(INFORMATION PROVIDED):
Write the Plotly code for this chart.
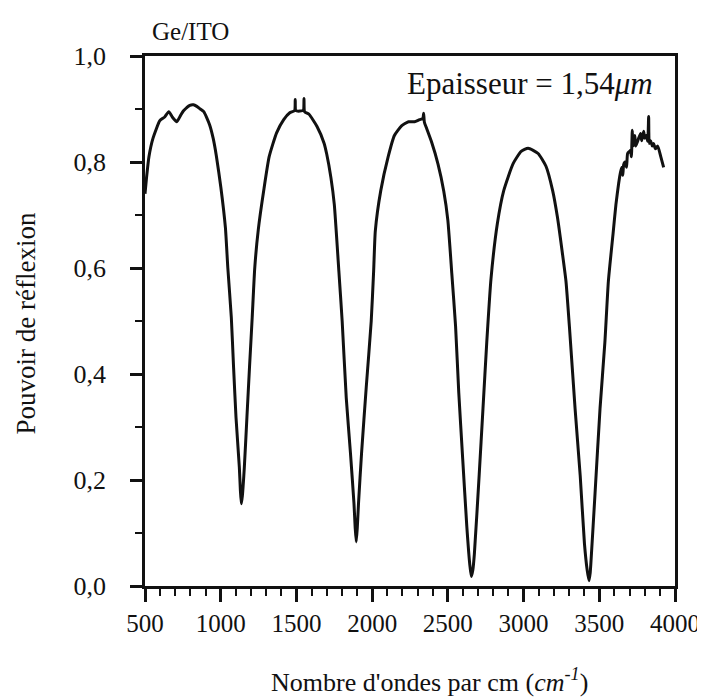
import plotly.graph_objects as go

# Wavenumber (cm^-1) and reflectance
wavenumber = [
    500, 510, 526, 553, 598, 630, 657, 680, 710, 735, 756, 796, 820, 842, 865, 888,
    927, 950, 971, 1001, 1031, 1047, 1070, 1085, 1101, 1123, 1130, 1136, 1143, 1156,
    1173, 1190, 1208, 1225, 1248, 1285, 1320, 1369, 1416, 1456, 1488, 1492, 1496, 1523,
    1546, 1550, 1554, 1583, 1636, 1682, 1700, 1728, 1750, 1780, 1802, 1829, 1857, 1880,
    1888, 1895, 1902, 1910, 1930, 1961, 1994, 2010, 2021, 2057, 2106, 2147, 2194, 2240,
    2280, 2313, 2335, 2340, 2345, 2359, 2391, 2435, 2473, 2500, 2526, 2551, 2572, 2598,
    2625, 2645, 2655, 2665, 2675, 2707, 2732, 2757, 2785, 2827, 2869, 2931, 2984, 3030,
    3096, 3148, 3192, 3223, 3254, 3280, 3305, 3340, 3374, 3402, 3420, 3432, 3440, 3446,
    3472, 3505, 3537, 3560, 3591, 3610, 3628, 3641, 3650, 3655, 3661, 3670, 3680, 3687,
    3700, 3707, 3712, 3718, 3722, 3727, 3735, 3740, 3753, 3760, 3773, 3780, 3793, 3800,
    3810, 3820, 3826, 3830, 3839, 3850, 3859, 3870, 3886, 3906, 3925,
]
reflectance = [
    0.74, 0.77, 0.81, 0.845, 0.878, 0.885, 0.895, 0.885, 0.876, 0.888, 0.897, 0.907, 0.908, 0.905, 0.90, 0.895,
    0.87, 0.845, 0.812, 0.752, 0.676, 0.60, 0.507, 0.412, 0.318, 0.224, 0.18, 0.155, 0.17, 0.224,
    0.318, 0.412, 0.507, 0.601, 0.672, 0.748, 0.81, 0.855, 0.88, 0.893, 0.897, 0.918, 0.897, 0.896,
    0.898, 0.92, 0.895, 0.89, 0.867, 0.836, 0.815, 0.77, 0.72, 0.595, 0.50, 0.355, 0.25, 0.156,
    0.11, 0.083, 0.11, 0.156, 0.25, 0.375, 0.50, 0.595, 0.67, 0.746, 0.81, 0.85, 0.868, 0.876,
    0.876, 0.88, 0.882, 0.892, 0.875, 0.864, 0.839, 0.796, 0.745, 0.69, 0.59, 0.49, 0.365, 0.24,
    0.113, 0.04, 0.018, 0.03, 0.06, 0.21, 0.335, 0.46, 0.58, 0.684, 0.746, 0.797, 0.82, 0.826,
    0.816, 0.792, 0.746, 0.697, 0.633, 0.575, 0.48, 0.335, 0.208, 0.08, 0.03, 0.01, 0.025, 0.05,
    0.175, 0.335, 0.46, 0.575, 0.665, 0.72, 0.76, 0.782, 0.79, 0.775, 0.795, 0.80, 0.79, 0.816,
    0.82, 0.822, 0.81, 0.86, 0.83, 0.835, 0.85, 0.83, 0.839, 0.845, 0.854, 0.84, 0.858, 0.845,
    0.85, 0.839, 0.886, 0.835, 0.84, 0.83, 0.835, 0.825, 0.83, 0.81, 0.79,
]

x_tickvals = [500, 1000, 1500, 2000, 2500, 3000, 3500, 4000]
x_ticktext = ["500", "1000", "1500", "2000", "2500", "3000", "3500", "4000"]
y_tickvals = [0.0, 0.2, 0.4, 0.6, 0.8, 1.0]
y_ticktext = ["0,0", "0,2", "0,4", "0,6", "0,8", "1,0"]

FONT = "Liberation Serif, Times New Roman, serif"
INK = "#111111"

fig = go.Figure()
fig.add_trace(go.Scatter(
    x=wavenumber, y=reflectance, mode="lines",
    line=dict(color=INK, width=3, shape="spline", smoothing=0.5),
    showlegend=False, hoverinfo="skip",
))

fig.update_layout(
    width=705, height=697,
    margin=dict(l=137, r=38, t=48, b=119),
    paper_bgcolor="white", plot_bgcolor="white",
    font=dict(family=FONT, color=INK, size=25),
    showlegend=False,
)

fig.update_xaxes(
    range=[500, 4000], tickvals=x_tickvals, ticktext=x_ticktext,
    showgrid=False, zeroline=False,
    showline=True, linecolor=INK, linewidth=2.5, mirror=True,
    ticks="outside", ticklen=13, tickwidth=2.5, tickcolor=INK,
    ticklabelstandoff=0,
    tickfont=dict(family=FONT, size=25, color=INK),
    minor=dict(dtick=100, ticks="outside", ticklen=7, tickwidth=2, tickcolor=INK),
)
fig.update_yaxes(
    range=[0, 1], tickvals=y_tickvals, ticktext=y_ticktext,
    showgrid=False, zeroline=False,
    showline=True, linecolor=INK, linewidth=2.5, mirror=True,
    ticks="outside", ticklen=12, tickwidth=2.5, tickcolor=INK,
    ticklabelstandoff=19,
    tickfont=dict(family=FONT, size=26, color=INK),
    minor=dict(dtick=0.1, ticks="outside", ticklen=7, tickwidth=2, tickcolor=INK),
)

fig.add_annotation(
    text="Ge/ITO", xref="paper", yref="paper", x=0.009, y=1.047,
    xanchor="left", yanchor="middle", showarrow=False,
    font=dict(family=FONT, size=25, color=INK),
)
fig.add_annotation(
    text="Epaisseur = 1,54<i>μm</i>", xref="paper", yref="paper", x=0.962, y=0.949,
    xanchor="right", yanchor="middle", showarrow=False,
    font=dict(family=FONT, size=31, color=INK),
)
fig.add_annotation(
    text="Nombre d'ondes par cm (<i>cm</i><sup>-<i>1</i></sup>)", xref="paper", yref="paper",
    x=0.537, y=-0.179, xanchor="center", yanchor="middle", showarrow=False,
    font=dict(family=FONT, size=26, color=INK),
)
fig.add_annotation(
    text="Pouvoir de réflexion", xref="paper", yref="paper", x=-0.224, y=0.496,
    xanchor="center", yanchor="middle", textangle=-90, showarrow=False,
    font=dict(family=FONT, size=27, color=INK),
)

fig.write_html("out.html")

(DIRECTIONS): Keep the pictures out of the copy and return the rest of the data above exactly.

(REPLY TO THE EXERCISE):
Write the Plotly code for this chart.
import plotly.graph_objects as go

# Wavenumber (cm^-1) and reflectance
wavenumber = [
    500, 510, 526, 553, 598, 630, 657, 680, 710, 735, 756, 796, 820, 842, 865, 888,
    927, 950, 971, 1001, 1031, 1047, 1070, 1085, 1101, 1123, 1130, 1136, 1143, 1156,
    1173, 1190, 1208, 1225, 1248, 1285, 1320, 1369, 1416, 1456, 1488, 1492, 1496, 1523,
    1546, 1550, 1554, 1583, 1636, 1682, 1700, 1728, 1750, 1780, 1802, 1829, 1857, 1880,
    1888, 1895, 1902, 1910, 1930, 1961, 1994, 2010, 2021, 2057, 2106, 2147, 2194, 2240,
    2280, 2313, 2335, 2340, 2345, 2359, 2391, 2435, 2473, 2500, 2526, 2551, 2572, 2598,
    2625, 2645, 2655, 2665, 2675, 2707, 2732, 2757, 2785, 2827, 2869, 2931, 2984, 3030,
    3096, 3148, 3192, 3223, 3254, 3280, 3305, 3340, 3374, 3402, 3420, 3432, 3440, 3446,
    3472, 3505, 3537, 3560, 3591, 3610, 3628, 3641, 3650, 3655, 3661, 3670, 3680, 3687,
    3700, 3707, 3712, 3718, 3722, 3727, 3735, 3740, 3753, 3760, 3773, 3780, 3793, 3800,
    3810, 3820, 3826, 3830, 3839, 3850, 3859, 3870, 3886, 3906, 3925,
]
reflectance = [
    0.74, 0.77, 0.81, 0.845, 0.878, 0.885, 0.895, 0.885, 0.876, 0.888, 0.897, 0.907, 0.908, 0.905, 0.90, 0.895,
    0.87, 0.845, 0.812, 0.752, 0.676, 0.60, 0.507, 0.412, 0.318, 0.224, 0.18, 0.155, 0.17, 0.224,
    0.318, 0.412, 0.507, 0.601, 0.672, 0.748, 0.81, 0.855, 0.88, 0.893, 0.897, 0.918, 0.897, 0.896,
    0.898, 0.92, 0.895, 0.89, 0.867, 0.836, 0.815, 0.77, 0.72, 0.595, 0.50, 0.355, 0.25, 0.156,
    0.11, 0.083, 0.11, 0.156, 0.25, 0.375, 0.50, 0.595, 0.67, 0.746, 0.81, 0.85, 0.868, 0.876,
    0.876, 0.88, 0.882, 0.892, 0.875, 0.864, 0.839, 0.796, 0.745, 0.69, 0.59, 0.49, 0.365, 0.24,
    0.113, 0.04, 0.018, 0.03, 0.06, 0.21, 0.335, 0.46, 0.58, 0.684, 0.746, 0.797, 0.82, 0.826,
    0.816, 0.792, 0.746, 0.697, 0.633, 0.575, 0.48, 0.335, 0.208, 0.08, 0.03, 0.01, 0.025, 0.05,
    0.175, 0.335, 0.46, 0.575, 0.665, 0.72, 0.76, 0.782, 0.79, 0.775, 0.795, 0.80, 0.79, 0.816,
    0.82, 0.822, 0.81, 0.86, 0.83, 0.835, 0.85, 0.83, 0.839, 0.845, 0.854, 0.84, 0.858, 0.845,
    0.85, 0.839, 0.886, 0.835, 0.84, 0.83, 0.835, 0.825, 0.83, 0.81, 0.79,
]

x_tickvals = [500, 1000, 1500, 2000, 2500, 3000, 3500, 4000]
x_ticktext = ["500", "1000", "1500", "2000", "2500", "3000", "3500", "4000"]
y_tickvals = [0.0, 0.2, 0.4, 0.6, 0.8, 1.0]
y_ticktext = ["0,0", "0,2", "0,4", "0,6", "0,8", "1,0"]

FONT = "Liberation Serif, Times New Roman, serif"
INK = "#111111"

fig = go.Figure()
fig.add_trace(go.Scatter(
    x=wavenumber, y=reflectance, mode="lines",
    line=dict(color=INK, width=3, shape="spline", smoothing=0.5),
    showlegend=False, hoverinfo="skip",
))

fig.update_layout(
    width=705, height=697,
    margin=dict(l=137, r=38, t=48, b=119),
    paper_bgcolor="white", plot_bgcolor="white",
    font=dict(family=FONT, color=INK, size=25),
    showlegend=False,
)

fig.update_xaxes(
    range=[500, 4000], tickvals=x_tickvals, ticktext=x_ticktext,
    showgrid=False, zeroline=False,
    showline=True, linecolor=INK, linewidth=2.5, mirror=True,
    ticks="outside", ticklen=13, tickwidth=2.5, tickcolor=INK,
    ticklabelstandoff=0,
    tickfont=dict(family=FONT, size=25, color=INK),
    minor=dict(dtick=100, ticks="outside", ticklen=7, tickwidth=2, tickcolor=INK),
)
fig.update_yaxes(
    range=[0, 1], tickvals=y_tickvals, ticktext=y_ticktext,
    showgrid=False, zeroline=False,
    showline=True, linecolor=INK, linewidth=2.5, mirror=True,
    ticks="outside", ticklen=12, tickwidth=2.5, tickcolor=INK,
    ticklabelstandoff=19,
    tickfont=dict(family=FONT, size=26, color=INK),
    minor=dict(dtick=0.1, ticks="outside", ticklen=7, tickwidth=2, tickcolor=INK),
)

fig.add_annotation(
    text="Ge/ITO", xref="paper", yref="paper", x=0.009, y=1.047,
    xanchor="left", yanchor="middle", showarrow=False,
    font=dict(family=FONT, size=25, color=INK),
)
fig.add_annotation(
    text="Epaisseur = 1,54<i>μm</i>", xref="paper", yref="paper", x=0.962, y=0.949,
    xanchor="right", yanchor="middle", showarrow=False,
    font=dict(family=FONT, size=31, color=INK),
)
fig.add_annotation(
    text="Nombre d'ondes par cm (<i>cm</i><sup>-<i>1</i></sup>)", xref="paper", yref="paper",
    x=0.537, y=-0.179, xanchor="center", yanchor="middle", showarrow=False,
    font=dict(family=FONT, size=26, color=INK),
)
fig.add_annotation(
    text="Pouvoir de réflexion", xref="paper", yref="paper", x=-0.224, y=0.496,
    xanchor="center", yanchor="middle", textangle=-90, showarrow=False,
    font=dict(family=FONT, size=27, color=INK),
)

fig.write_html("out.html")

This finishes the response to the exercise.